▶ What you are asked to do
Work out how many lines of the listing hold the string "seaborn". Answer with that number alone.

(Code that draws figures)
━━━━━━━━━━

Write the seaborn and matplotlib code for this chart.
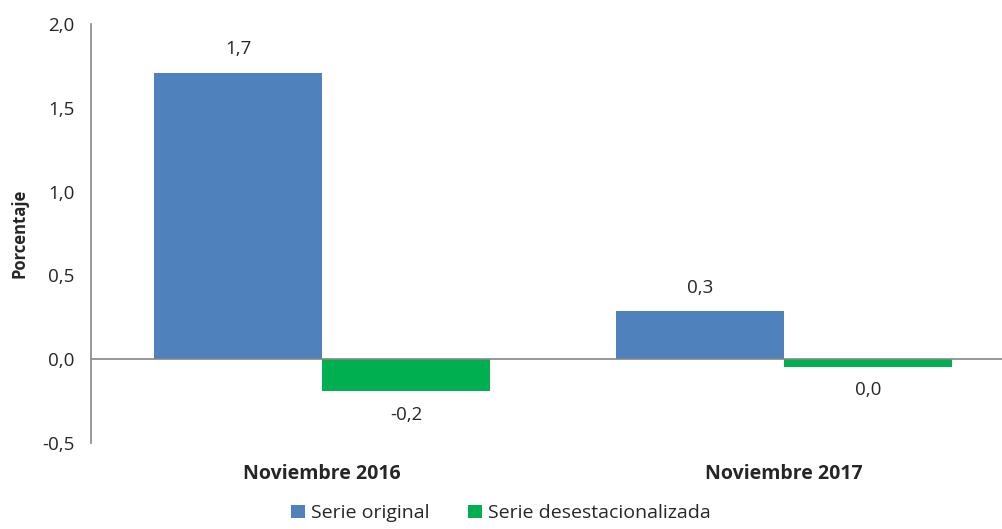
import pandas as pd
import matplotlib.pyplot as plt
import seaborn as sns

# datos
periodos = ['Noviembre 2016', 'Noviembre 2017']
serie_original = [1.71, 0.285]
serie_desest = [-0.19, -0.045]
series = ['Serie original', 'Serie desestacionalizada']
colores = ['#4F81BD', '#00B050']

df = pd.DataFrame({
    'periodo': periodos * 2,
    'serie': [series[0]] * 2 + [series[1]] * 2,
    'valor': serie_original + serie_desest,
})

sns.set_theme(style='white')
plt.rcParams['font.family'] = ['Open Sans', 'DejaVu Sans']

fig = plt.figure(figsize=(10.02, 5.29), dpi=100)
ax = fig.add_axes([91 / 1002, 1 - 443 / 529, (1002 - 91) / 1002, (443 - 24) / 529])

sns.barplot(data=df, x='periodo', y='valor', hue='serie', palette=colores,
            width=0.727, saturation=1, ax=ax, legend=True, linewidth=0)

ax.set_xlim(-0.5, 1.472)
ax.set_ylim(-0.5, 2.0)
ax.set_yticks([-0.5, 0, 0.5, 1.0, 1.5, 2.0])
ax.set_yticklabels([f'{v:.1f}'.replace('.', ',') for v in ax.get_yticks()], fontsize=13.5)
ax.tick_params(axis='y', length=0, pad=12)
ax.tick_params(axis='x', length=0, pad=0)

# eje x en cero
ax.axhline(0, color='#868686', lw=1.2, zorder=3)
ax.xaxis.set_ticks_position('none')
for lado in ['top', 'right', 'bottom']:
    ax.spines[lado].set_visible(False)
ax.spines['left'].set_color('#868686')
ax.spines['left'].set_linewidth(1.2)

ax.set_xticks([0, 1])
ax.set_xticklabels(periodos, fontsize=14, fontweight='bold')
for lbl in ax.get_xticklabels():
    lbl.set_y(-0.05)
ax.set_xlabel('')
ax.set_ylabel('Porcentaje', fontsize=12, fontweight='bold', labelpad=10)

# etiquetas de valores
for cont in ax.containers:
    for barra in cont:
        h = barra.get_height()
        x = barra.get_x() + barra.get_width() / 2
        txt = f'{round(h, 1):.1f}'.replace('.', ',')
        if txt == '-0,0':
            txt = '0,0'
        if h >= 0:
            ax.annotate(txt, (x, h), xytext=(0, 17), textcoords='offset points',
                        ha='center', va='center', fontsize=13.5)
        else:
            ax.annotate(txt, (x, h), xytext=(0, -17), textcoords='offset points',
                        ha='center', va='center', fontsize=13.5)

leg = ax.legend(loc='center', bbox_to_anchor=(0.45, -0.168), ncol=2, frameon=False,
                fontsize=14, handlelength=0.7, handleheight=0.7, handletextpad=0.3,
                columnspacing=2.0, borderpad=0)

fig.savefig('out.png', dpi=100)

━━━━━━━━━━

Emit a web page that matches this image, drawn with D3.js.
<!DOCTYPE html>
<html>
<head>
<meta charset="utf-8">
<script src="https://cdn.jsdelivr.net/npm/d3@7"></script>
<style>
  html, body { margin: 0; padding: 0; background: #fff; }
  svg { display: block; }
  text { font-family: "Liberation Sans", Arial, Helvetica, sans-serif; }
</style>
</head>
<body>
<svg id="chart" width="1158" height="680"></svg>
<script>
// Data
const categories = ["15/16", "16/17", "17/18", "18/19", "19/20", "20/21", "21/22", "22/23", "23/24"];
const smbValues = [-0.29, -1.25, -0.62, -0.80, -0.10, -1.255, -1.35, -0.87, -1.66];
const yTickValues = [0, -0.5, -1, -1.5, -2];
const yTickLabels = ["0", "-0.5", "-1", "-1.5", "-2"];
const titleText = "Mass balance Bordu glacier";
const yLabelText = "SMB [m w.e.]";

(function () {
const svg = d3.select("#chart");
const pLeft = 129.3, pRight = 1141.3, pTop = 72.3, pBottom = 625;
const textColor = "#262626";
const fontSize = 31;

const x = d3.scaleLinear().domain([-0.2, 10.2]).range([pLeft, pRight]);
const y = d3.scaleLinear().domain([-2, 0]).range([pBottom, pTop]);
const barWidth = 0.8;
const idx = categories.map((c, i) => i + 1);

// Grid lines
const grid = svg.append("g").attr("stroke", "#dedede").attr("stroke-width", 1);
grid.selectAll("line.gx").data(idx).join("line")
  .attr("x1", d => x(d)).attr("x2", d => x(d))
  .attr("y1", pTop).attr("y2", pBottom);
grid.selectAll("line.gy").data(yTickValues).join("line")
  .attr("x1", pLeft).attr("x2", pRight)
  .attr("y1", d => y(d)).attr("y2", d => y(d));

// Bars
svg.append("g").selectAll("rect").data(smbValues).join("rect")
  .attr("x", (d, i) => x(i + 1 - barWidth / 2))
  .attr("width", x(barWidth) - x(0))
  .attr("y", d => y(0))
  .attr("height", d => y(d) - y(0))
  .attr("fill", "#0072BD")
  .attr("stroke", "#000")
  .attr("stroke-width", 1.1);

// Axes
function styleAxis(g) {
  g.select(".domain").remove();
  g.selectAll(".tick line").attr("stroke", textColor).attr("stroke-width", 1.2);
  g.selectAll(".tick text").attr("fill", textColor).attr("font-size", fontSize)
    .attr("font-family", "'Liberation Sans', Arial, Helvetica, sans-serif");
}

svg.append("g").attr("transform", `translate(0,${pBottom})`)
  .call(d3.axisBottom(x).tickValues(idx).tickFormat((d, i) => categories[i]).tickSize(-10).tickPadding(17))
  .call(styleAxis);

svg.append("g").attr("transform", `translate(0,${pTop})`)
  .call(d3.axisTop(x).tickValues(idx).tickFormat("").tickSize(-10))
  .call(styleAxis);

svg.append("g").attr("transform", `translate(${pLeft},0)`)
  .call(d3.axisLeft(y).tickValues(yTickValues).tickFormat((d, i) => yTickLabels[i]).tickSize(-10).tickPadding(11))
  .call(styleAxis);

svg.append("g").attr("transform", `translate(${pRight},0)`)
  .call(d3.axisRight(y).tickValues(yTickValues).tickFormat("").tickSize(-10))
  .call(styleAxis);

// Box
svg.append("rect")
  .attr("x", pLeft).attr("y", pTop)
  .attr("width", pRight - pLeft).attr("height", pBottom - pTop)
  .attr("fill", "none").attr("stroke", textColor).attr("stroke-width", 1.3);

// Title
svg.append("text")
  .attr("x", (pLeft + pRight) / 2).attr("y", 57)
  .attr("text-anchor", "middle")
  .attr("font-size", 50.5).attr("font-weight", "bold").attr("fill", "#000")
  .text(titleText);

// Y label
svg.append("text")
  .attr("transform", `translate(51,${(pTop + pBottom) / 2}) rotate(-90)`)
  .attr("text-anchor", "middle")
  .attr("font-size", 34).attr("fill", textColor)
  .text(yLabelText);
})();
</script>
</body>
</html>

━━━━━━━━━━

▶ Task answer
2